Buying the newest tech isn't always the right choice. You should pick parts which fit the use case.

[–] [email protected] 1 points 1 year ago

I have a server with 40TB of HDD storage. But my home pc only has SSDs, preferably NVMe.

[–] [email protected] 2 points 1 year ago (1 children)

Keep in mind that although there won’t be a problem getting that drive to work with that motherboard, you will likely need to reinstall your OS. If it’s Windows, you will also need to worry about licensing and activation.

[–] [email protected] 1 points 1 year ago (1 children)

Thanks for pointing that out! I'm not too worried, I figure I can configure the BIOS to boot from my hdd

[–] [email protected] 2 points 1 year ago (1 children)

That's not OP's point. The point is that you can't just move the hard drive from your laptop to your desktop and expect your old OS installation to just work.

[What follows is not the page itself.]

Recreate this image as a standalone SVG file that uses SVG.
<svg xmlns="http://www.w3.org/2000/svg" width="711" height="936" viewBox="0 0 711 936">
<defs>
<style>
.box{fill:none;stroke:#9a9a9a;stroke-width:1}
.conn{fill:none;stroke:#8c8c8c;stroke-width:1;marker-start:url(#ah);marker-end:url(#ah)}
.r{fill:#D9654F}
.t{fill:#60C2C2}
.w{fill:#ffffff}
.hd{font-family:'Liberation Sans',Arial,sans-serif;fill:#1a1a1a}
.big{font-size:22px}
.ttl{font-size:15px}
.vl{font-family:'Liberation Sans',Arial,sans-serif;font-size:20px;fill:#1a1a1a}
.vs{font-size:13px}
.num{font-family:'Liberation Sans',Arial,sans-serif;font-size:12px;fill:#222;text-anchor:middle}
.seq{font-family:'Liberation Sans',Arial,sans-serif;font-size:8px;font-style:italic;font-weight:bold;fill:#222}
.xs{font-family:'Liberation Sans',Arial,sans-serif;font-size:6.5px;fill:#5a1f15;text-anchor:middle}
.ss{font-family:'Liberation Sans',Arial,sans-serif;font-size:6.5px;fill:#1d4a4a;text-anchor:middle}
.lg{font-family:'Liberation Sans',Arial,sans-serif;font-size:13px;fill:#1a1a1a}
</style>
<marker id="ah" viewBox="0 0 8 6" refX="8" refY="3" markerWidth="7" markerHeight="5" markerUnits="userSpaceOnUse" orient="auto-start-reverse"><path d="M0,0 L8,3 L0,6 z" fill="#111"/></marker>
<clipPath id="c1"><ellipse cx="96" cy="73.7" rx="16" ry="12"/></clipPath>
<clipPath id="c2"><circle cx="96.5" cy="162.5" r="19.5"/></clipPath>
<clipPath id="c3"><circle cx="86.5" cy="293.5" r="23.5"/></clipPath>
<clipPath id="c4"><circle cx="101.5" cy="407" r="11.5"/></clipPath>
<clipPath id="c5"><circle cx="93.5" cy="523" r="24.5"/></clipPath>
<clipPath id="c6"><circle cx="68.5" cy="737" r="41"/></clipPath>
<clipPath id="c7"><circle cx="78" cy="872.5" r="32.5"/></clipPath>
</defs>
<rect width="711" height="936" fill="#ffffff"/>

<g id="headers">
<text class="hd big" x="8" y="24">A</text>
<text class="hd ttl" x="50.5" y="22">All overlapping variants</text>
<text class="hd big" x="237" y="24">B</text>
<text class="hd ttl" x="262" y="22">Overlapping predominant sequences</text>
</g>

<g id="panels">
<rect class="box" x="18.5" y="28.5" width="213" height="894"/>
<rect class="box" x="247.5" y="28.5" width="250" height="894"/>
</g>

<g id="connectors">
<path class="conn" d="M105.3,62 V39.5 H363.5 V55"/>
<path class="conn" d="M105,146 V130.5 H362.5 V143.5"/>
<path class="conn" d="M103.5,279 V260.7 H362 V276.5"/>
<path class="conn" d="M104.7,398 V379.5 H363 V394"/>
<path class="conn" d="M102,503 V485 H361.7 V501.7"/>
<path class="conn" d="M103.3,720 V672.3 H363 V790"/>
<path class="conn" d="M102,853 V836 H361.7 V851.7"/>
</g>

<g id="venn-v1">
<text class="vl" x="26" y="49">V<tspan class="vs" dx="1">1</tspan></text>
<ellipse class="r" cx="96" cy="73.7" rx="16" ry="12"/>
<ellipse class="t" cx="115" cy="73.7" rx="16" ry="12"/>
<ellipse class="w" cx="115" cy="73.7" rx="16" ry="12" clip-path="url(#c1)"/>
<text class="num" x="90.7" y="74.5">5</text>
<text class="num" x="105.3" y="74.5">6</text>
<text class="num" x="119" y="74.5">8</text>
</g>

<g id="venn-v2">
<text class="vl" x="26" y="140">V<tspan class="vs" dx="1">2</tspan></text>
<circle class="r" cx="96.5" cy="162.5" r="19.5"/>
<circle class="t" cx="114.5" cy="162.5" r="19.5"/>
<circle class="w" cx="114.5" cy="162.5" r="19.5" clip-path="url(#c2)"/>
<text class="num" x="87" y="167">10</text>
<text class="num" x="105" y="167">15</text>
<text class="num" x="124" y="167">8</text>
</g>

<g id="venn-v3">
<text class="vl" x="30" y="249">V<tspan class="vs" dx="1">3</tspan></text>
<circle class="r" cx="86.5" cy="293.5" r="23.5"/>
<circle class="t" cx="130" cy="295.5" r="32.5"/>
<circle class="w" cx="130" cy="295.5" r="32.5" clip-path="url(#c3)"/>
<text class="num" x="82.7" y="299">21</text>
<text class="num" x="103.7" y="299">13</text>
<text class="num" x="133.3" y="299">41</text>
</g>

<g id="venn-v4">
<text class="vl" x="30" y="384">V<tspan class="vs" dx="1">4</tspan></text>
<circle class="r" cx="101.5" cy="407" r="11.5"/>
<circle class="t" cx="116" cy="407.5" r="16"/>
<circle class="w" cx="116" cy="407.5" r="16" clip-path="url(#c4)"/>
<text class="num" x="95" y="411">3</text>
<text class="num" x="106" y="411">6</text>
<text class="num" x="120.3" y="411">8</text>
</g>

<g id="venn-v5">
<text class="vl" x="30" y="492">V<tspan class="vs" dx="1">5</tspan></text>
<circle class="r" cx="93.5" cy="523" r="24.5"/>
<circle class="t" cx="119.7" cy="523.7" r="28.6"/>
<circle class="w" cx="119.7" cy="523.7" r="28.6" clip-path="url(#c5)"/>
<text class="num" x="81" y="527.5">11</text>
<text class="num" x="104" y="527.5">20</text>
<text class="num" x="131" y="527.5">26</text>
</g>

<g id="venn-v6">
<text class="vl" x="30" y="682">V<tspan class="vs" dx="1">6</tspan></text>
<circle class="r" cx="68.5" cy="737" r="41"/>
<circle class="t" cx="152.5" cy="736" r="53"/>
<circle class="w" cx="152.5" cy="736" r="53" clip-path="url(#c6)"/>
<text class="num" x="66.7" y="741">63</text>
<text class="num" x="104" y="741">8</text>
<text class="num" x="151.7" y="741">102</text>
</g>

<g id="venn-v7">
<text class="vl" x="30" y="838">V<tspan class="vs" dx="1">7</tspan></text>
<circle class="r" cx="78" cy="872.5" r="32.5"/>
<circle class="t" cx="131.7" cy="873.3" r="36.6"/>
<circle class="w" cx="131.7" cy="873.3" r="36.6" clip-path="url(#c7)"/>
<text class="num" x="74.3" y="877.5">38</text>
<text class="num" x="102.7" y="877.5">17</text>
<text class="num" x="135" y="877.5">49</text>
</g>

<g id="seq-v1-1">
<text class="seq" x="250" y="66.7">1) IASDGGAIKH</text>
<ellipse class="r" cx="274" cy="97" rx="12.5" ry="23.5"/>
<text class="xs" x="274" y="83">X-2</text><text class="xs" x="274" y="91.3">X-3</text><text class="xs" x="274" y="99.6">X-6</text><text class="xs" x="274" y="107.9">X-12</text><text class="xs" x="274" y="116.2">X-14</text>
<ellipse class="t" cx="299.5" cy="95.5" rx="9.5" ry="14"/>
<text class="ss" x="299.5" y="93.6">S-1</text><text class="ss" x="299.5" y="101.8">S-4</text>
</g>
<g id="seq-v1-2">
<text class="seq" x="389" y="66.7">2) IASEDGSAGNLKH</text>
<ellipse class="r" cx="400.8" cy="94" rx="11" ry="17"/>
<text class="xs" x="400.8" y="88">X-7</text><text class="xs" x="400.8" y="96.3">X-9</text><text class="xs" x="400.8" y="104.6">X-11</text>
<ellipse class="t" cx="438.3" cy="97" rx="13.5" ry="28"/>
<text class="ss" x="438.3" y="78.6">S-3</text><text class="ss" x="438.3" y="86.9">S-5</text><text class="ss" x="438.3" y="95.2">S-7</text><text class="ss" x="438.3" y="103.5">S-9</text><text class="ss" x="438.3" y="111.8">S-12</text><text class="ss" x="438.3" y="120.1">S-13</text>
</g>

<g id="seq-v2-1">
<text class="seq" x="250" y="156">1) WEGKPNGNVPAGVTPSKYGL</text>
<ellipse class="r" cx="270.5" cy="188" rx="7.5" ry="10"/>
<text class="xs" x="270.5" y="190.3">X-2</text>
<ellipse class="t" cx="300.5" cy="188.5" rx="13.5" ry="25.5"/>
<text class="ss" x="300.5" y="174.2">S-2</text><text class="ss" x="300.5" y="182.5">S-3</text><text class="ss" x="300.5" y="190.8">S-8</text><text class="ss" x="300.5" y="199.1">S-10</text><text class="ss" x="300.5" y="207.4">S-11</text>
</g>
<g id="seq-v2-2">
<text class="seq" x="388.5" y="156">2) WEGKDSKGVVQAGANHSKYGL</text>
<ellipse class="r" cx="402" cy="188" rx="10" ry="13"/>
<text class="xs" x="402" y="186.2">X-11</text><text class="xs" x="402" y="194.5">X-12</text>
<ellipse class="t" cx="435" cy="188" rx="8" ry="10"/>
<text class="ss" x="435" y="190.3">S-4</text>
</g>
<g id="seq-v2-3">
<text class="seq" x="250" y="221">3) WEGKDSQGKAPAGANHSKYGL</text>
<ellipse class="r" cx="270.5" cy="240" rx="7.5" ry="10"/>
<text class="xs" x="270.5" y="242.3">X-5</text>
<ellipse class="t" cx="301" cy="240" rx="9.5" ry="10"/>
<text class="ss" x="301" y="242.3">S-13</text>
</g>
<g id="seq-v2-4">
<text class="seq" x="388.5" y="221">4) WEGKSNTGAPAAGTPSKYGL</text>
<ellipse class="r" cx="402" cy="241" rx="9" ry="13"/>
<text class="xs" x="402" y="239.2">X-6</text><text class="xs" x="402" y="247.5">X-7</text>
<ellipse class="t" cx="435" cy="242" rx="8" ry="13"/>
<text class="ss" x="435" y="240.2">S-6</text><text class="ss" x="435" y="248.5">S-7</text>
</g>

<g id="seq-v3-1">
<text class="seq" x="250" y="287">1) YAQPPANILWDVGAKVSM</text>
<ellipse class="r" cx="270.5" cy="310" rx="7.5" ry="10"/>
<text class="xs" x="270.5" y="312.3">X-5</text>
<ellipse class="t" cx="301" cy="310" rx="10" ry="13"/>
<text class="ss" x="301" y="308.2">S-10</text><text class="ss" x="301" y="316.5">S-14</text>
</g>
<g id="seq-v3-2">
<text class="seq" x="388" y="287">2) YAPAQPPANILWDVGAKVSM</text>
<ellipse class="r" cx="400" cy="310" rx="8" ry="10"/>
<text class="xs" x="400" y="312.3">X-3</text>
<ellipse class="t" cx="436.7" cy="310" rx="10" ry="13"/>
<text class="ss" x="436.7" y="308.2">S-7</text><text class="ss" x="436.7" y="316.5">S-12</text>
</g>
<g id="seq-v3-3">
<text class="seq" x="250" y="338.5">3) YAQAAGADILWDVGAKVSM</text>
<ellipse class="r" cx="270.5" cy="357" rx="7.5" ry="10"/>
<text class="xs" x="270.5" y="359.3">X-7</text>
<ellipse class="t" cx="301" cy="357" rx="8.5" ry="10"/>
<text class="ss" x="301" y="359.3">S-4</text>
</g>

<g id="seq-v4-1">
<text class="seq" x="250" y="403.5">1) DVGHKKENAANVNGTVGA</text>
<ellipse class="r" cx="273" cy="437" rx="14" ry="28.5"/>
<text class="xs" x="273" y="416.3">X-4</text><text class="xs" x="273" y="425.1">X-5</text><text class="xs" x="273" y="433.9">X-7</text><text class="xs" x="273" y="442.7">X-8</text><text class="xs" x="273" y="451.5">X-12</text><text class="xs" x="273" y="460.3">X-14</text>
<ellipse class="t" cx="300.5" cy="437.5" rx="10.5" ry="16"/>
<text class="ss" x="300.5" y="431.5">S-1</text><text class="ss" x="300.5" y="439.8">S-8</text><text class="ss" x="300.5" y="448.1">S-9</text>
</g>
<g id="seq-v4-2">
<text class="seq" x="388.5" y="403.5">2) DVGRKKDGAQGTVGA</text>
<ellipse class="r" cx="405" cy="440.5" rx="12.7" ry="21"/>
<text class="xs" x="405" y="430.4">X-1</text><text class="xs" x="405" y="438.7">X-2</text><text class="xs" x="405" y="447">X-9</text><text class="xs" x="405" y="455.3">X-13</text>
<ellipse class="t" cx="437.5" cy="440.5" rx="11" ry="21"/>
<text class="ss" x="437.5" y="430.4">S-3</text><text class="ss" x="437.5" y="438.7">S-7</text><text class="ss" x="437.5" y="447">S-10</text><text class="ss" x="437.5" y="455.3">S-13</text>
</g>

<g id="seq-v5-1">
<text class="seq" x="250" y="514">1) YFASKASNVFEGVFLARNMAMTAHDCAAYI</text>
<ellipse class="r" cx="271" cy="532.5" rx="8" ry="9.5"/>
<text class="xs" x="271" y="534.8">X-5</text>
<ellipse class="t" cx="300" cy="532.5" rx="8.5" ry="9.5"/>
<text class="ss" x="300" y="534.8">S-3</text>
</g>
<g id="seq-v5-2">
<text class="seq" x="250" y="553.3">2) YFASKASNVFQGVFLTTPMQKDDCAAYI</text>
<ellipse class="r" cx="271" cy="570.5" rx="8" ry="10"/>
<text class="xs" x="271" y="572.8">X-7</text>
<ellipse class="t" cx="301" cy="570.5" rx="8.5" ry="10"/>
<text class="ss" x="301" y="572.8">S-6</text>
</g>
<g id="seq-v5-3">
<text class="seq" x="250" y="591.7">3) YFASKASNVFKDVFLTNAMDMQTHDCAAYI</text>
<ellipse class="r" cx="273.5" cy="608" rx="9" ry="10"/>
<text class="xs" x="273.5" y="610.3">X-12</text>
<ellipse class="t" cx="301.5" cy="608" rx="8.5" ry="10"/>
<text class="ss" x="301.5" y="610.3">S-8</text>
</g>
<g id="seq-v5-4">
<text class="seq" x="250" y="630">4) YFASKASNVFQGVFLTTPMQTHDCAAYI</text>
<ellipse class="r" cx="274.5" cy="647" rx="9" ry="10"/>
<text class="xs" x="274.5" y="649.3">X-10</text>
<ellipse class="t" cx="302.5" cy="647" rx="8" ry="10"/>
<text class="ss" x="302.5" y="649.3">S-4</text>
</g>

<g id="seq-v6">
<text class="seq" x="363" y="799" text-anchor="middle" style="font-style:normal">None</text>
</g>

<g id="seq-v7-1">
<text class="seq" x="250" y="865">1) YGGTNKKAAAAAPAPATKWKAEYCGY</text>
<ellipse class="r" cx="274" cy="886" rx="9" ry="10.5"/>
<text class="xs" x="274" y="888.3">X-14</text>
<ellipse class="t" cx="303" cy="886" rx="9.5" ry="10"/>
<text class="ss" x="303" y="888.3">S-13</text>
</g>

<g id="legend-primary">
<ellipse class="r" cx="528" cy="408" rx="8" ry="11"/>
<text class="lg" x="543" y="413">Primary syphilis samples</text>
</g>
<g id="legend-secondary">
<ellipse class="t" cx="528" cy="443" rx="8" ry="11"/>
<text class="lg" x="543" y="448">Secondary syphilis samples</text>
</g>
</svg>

[–] [email protected] 1 points 1 year ago* (last edited 1 year ago) (1 children)

Oh, why not? Is it not similar to booting from a USB drive? The OS is Arch Linux and the drive is not encrypted.

[–] [email protected] 2 points 1 year ago* (last edited 1 year ago) (1 children)

Oh, I assumed too much. I thought you had Windows installed, so I don't know how similar Linux is in these circumstances.

I would assume that a local installation may have configuration that is unique to your laptop's hardware.

The OS may be smart enough to recognize that some things changed and adapt accordingly. But some old drivers and config settings may still unnecessarily linger around and waste disk space or CPU cycles. And hardware driver conflicts could also lead to system crashes.

Maybe I'm wrong, though?

[–] [email protected] 2 points 1 year ago

Hmm, I do have some battery-specific configs, but they shouldn't make a difference, and they're trivial to deactivate.

The Linux kernel generally includes drivers for anything you could want, so I'm not concerned about crashes related to drivers.